A Guide to the Gerodathian Language


This language is built off of mainly Thai and Korean. An important rule is that most words are simply one syllable, and more complex words are multi-syllabic that are comprised of singular words. Traditionally, words may only end in a vowel and the special-case letter N.

All throughout the story of 'The Sorcerers of Infinity' there is mention of a peculiar race far to the south, who are known colloquially as ‘Islanders’—however, many prefer ‘Gerodathian’. The Gerodathians are a people who migrated to the south from another continent—known as Talasia—and established a way of life very different from the rest of their present continent—Volante. There are many aspects of Gerodathian culture, but this article will teach specifically about their language.


There are 20 consonants in the Gerodathian language: B, C, D, F, G, H, J, K, L, M, N, P, Q, R, S, T, W, X, Y, and Z. All are pronounced as they are, except for X, Q, W, C, and Y. X is pronounced CH as in cherry; Q is pronounced SH as in shine. W and Y are known as silent consonants—W and Y are never pronounced, but change the sense of a word. C is also pronounced as CH, but softer than X—like somewhere in between CH and SH.
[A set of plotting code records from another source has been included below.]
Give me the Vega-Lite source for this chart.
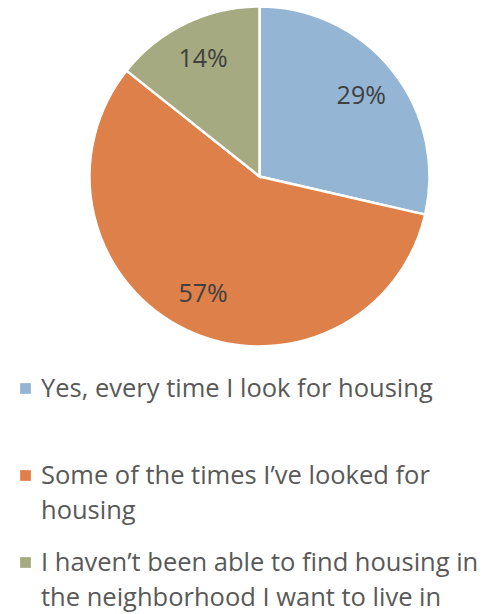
{
  "$schema": "https://vega.github.io/schema/vega-lite/v6.json",
  "padding": {"left": 20, "top": 0, "right": 0, "bottom": 0},
  "spacing": 0,
  "background": "white",
  "config": {"view": {"stroke": null}},
  "data": {
    "values": [
      {"cat": "Yes, every time I look for housing", "legendText": "Yes, every time I look for housing", "value": 28.6, "label": "29%", "ord": 1},
      {"cat": "Some of the times I\u2019ve looked for housing", "legendText": "Some of the times I\u2019ve looked for|housing", "value": 57.1, "label": "57%", "ord": 2},
      {"cat": "I haven\u2019t been able to find housing in the neighborhood I want to live in", "legendText": "I haven\u2019t been able to find housing in|the neighborhood I want to live in", "value": 14.3, "label": "14%", "ord": 3}
    ]
  },
  "vconcat": [
    {
      "width": 479,
      "height": 353,
      "encoding": {
        "theta": {"field": "value", "type": "quantitative", "stack": true},
        "order": {"field": "ord", "type": "quantitative"}
      },
      "layer": [
        {
          "mark": {"type": "arc", "outerRadius": 170, "stroke": "white", "strokeWidth": 2.5},
          "encoding": {
            "color": {
              "field": "cat",
              "type": "nominal",
              "sort": null,
              "scale": {"range": ["#94B5D4", "#DE8049", "#A5AA80"]},
              "legend": null
            }
          }
        },
        {
          "mark": {"type": "text", "radius": 130, "font": "Open Sans", "fontSize": 25, "color": "#404040"},
          "encoding": {
            "text": {"field": "label", "type": "nominal"},
            "detail": {"field": "cat", "type": "nominal"}
          }
        }
      ]
    },
    {
      "width": 467,
      "height": 261,
      "encoding": {
        "y": {
          "field": "cat",
          "type": "nominal",
          "sort": {"field": "ord"},
          "scale": {"type": "band", "paddingInner": 0, "paddingOuter": 0},
          "axis": null
        },
        "x": {"datum": 0, "type": "quantitative", "scale": {"domain": [0, 1]}, "axis": null}
      },
      "layer": [
        {
          "mark": {"type": "square", "size": 115, "filled": true, "opacity": 1, "xOffset": 5.5, "yOffset": -8},
          "encoding": {
            "color": {
              "field": "cat",
              "type": "nominal",
              "sort": null,
              "scale": {"range": ["#94B5D4", "#DE8049", "#A5AA80"]},
              "legend": null
            }
          }
        },
        {
          "mark": {"type": "text", "align": "left", "baseline": "alphabetic", "dx": 21, "font": "Open Sans", "fontSize": 25.5, "lineHeight": 35, "lineBreak": "|", "color": "#595959"},
          "encoding": {
            "text": {"field": "legendText", "type": "nominal"}
          }
        }
      ]
    }
  ]
}
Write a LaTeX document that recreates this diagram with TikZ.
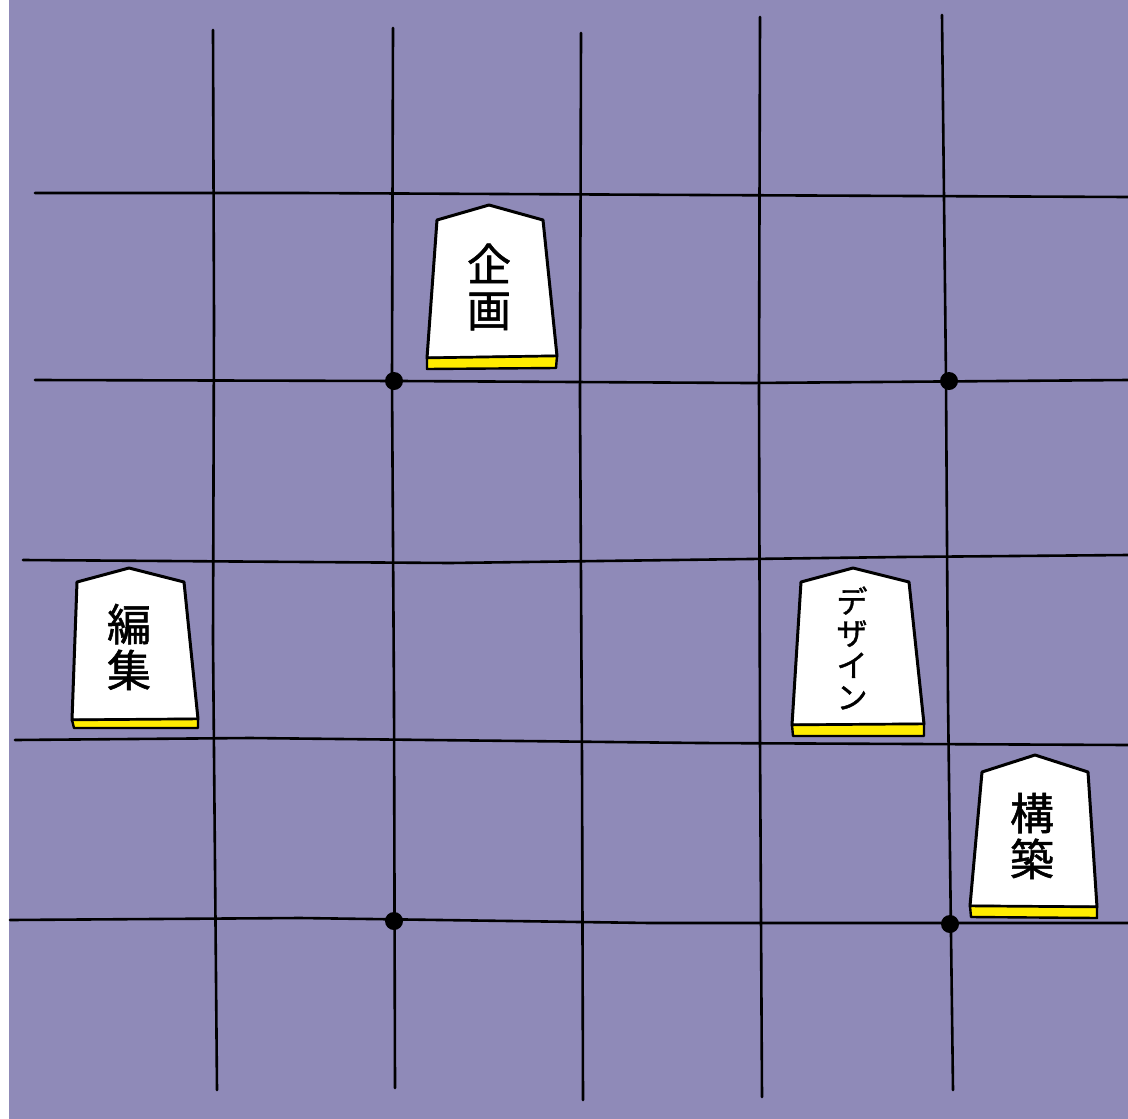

There are 8 vowels in the Gerodathian language: A, E, I, O, U, EU, AE and N. A, E, I, O and U are pronounced as hat, neck, idiom, October, and noon. EU is pronounced as in French eu; while AE is pronounced as hay. U can also be omitted in pronunciation, like in the Japanese language. N is considered a vowel because it is the one consonant that can be a final, and can be pronounced 3 ways: /n/, /m/ or /ŋ/. /N/ comes before any letter besides B, P, M, K, and G, and is pronounced closer to ‘un’ with the ‘u’ half-omitted rather than simply n. /M/ comes before B and P and is pronounced like ‘um’ with the ‘u’ half-omitted. Lastly, /Ŋ/ comes before M, K and G.

In total there are 27 letters in the language.

Parts of Speech[]

To make this easier on all of us, I decided to make Gerodathian grammar almost exactly the same as English grammar, save for the pronouns and particles. There are 7 parts of speech: Nouns, verbs, adjectives, pronouns, particles, conjunctions and interjections. Particles and verbs tend to be the hardest parts of the Gerodathian language so we will spend more time learning those first. Everything else retains the same grammatical functions.

Nouns are things that are. Places, people, and things; just as they are in English. When speaking formally, only nouns may be used instead of pronouns.

Verbs are actions. They have many of the same functions as in English, and are the most important part of a sentence.

Adjectives are words that describe. What makes them different from English adjectives is that they also take the place of adverbs. So, a word like jageung (angry) could also mean angrily. To note the differences however, adjectives come before the noun, whereas adverbs come after. When making the switch between adjectives and adverbs, the adjective undergoes no change.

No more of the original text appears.